In the entries below, find the lines that contain the word "page" and copy them.

— BEGIN TASK DATA —

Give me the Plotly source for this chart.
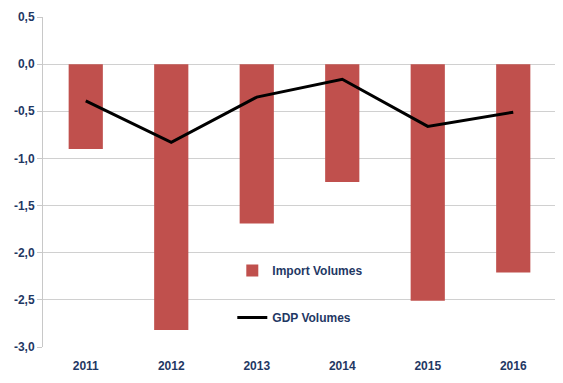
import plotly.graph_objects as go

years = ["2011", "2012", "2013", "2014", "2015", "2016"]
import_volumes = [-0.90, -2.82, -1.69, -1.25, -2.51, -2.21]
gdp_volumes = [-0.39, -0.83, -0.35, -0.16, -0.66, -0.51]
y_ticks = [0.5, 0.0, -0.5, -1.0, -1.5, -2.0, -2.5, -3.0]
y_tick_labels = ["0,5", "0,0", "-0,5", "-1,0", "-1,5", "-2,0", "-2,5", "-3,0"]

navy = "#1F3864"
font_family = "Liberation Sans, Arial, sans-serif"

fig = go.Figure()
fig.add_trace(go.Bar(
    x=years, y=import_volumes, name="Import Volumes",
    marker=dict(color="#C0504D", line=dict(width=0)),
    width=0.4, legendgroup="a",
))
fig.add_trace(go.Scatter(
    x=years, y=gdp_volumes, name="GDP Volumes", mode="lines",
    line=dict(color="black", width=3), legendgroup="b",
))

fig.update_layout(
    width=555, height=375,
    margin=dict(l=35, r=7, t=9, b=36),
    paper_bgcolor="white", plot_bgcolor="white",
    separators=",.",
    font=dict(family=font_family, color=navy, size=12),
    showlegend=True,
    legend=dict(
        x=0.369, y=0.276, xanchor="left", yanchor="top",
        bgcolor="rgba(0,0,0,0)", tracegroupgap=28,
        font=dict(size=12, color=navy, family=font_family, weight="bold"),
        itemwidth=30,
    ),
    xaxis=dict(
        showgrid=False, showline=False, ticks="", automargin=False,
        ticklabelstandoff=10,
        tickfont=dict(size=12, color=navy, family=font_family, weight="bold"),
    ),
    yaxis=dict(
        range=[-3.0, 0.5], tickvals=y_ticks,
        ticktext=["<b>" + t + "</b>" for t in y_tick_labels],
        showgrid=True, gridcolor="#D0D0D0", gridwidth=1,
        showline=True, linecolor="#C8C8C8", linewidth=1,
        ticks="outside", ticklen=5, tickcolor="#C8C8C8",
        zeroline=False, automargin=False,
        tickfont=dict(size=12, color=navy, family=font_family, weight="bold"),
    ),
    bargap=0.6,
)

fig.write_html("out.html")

— END TASK DATA —
— BEGIN TASK DATA —

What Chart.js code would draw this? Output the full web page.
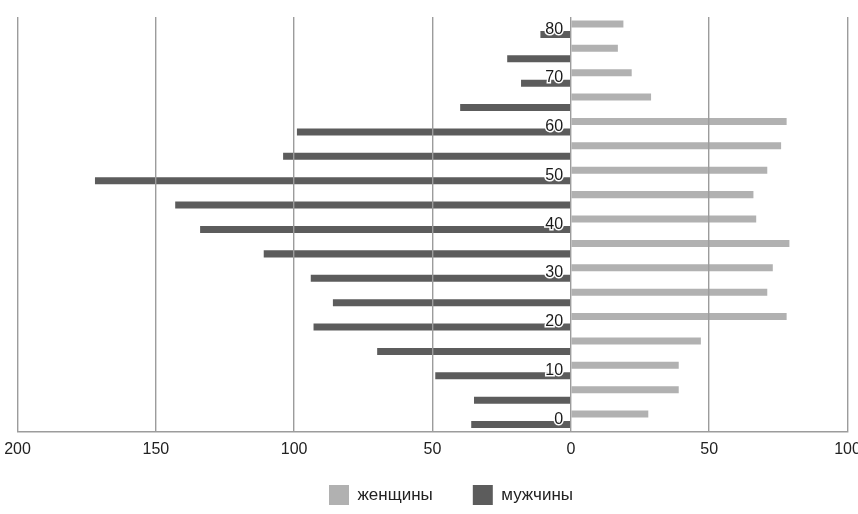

— END TASK DATA —
— BEGIN TASK DATA —

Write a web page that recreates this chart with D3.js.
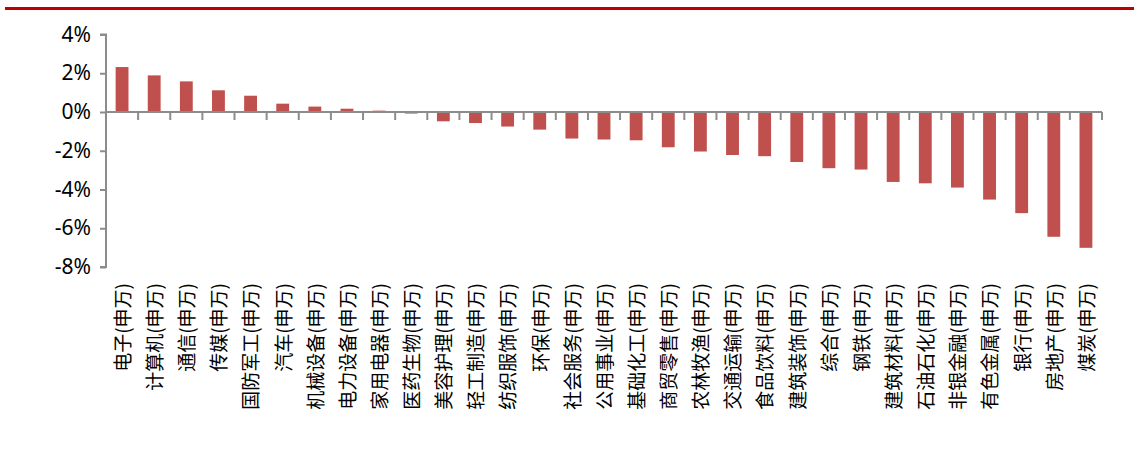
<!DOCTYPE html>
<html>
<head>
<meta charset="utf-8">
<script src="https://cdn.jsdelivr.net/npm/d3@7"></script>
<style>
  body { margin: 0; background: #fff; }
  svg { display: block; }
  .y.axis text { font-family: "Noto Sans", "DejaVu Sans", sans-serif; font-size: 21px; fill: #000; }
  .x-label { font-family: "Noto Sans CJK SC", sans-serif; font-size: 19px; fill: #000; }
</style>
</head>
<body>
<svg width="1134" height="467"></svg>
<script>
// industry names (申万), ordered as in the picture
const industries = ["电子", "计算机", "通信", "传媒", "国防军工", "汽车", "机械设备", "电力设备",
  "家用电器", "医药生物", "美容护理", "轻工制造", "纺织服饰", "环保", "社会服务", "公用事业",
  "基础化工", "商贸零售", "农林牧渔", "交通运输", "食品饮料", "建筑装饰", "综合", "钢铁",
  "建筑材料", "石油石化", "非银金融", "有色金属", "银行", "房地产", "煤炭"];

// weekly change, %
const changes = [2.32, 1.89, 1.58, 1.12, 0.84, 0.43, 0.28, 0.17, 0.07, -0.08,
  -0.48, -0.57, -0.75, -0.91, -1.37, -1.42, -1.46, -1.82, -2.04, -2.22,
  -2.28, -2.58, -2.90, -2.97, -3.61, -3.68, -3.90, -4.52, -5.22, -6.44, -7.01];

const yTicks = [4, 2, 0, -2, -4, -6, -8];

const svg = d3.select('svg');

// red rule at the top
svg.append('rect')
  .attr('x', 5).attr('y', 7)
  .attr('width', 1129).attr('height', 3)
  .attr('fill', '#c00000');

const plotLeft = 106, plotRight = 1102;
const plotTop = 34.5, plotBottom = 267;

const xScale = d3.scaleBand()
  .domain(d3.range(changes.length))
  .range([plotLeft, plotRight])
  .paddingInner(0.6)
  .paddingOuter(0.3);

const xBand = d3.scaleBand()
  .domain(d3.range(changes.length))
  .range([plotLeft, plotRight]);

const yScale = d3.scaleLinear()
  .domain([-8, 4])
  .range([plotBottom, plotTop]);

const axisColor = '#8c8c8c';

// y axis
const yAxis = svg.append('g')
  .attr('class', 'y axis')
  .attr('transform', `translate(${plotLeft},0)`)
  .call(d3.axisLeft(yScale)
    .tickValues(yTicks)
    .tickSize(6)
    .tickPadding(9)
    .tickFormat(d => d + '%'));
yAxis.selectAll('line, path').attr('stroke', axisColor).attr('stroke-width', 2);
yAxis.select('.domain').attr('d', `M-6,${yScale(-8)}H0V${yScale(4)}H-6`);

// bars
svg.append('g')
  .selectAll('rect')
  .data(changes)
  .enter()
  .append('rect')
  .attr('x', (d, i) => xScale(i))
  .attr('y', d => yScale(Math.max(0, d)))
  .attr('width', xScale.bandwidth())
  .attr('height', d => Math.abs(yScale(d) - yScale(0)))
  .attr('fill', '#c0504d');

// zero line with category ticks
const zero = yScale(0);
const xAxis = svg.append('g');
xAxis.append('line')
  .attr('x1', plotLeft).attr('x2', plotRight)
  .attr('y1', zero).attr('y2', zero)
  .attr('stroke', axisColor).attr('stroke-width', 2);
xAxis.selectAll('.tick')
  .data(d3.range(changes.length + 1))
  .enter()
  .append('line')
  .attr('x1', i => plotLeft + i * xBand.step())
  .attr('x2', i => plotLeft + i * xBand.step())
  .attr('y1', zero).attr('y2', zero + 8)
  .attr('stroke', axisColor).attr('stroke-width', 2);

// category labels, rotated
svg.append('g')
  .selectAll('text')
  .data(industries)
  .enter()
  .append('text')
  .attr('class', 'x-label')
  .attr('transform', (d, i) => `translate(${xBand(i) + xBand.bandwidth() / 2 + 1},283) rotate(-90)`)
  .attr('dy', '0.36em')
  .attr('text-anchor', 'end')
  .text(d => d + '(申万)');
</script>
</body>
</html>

— END TASK DATA —

### RESULT
What Chart.js code would draw this? Output the full web page.
Write a web page that recreates this chart with D3.js.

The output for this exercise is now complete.